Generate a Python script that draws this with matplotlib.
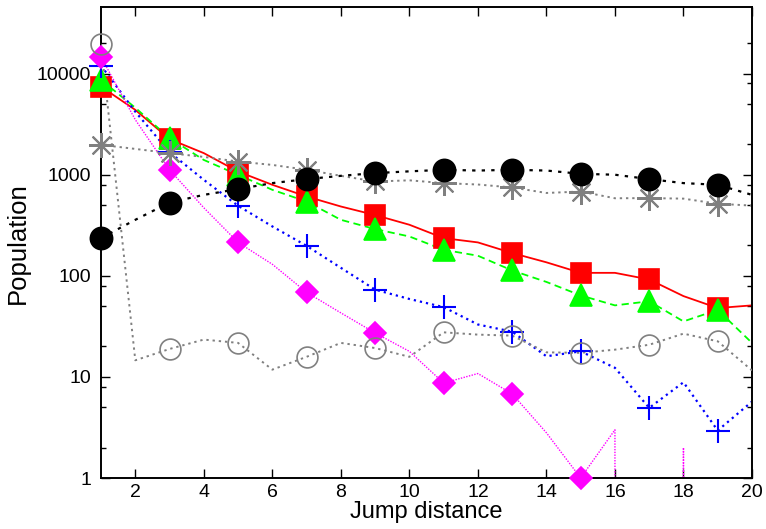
import numpy as np
import matplotlib
matplotlib.use('Agg')
import matplotlib.pyplot as plt
from matplotlib.ticker import FixedLocator, NullLocator, FixedFormatter

plt.rcParams['font.family'] = ['Liberation Sans', 'DejaVu Sans']

# Jump distance 1..20
jump = np.arange(1, 21)

red_sq = [7440, 4380, 2250, 1635, 1075, 795, 609, 485, 399, 320,
          236, 214, 168, 136, 107, 107, 92, 63, 48, 51]
green_tri = [8670, 4600, 2300, 1400, 998, 709, 543, 358, 290, 245,
             181, 158, 113, 87, 64, 51, 56, 35.4, 46, 21.7]
blue_plus = [12000, 4200, 1670, 890, 493, 308, 198, 120, 73, 59,
             49, 33, 28, 16, 17.9, 12.3, 4.94, 8.85, 2.95, 5.7]
magenta_dia = [14600, 3500, 1118, 471, 214, 130, 68.6, 43, 27.2, 17.9,
               8.7, 10.8, 6.8, 2.8, 1, 3, 0, 2, 0, 0]
gray_star = [1975, 1800, 1635, 1500, 1350, 1250, 1120, 975, 857, 880,
             826, 800, 748, 660, 682, 585, 587, 580, 516, 495]
black_circ = [236, 358, 531, 632, 721, 826, 905, 975, 1037, 1080,
              1118, 1100, 1118, 1100, 1021, 1000, 905, 826, 795, 632]
gray_circ = [19500, 14.6, 18.9, 23.4, 21.7, 11.8, 15.8, 21.7, 19.3, 15.8,
             27.6, 26.2, 25.6, 17.5, 17.3, 18.6, 20.8, 26.8, 22.5, 11.6]

y_major = [1, 10, 100, 1000, 10000]
y_minor = [m * 10 ** k for k in range(5) for m in (2, 5, 8)]
x_major = list(range(2, 21, 2))

# (data, color, linestyle, lw, marker, ms, filled)
series = [
    (red_sq, '#ff0000', '-', 1.3, 's', 15, True),
    (green_tri, '#00ff00', (0, (4, 2.5)), 1.3, '^', 16, True),
    (blue_plus, '#0000ff', (0, (1, 1.8)), 1.6, '+', 17, True),
    (magenta_dia, '#ff00ff', (0, (1, 1)), 1.0, 'D', 11, True),
    (gray_star, '#808080', (0, (1.2, 2)), 1.4, (8, 2, 0), 18, True),
    (black_circ, '#000000', (0, (1.5, 2.8)), 1.6, 'o', 16, True),
    (gray_circ, '#808080', (0, (1.2, 2)), 1.4, 'o', 15, False),
]

fig = plt.figure(figsize=(7.66, 5.29), dpi=100)
ax = fig.add_axes([0.1319, 0.0964, 0.8498, 0.8898])
ax.set_yscale('log', nonpositive='clip')

for i, (vals, col, ls, lw, mk, ms, filled) in enumerate(series):
    vals = np.array(vals, dtype=float)
    ax.plot(jump, vals, color=col, linestyle=ls, linewidth=lw, zorder=2 + i * 0.1)
    pts = np.where(vals > 0, vals, np.nan)
    ax.plot(jump[::2], pts[::2], linestyle='none', marker=mk, markersize=ms,
            color=col, markerfacecolor=col if filled else 'none',
            markeredgewidth=1.5 if mk in ('+', (8, 2, 0)) else 1.2,
            clip_on=False, zorder=3 + i * 0.1)

ax.set_xlim(1, 20)
ax.set_ylim(1, 45300)

ax.xaxis.set_major_locator(FixedLocator(x_major))
ax.xaxis.set_minor_locator(NullLocator())
ax.yaxis.set_major_locator(FixedLocator(y_major))
ax.yaxis.set_major_formatter(FixedFormatter([str(v) for v in y_major]))
ax.yaxis.set_minor_locator(FixedLocator(y_minor))
ax.yaxis.set_minor_formatter(FixedFormatter([''] * len(y_minor)))

ax.tick_params(which='both', direction='in', top=True, right=True,
               labelsize=14, width=1.0)
ax.tick_params(which='major', length=6.5)
ax.tick_params(axis='y', which='major', pad=7)
ax.tick_params(axis='x', which='major', pad=4)
ax.tick_params(which='minor', length=3.5)
for sp in ax.spines.values():
    sp.set_linewidth(1.4)

ax.set_xlabel('Jump distance', fontsize=17, labelpad=0)
ax.set_ylabel('Population', fontsize=18.5, labelpad=5)

fig.savefig('out.png', dpi=100)
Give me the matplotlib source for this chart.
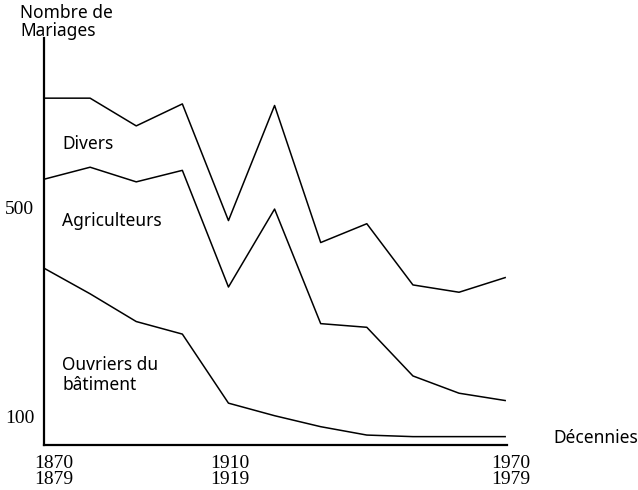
________________________________________
> _Problem details_: Return, from the data, each line that has the word "matplotlib" in it.

> _Expected output_:
Generate a Python script that draws this with matplotlib.
import matplotlib
matplotlib.use('Agg')
import matplotlib.pyplot as plt
from matplotlib.ticker import FixedLocator, NullLocator, FixedFormatter
Give me the matplotlib source for this chart.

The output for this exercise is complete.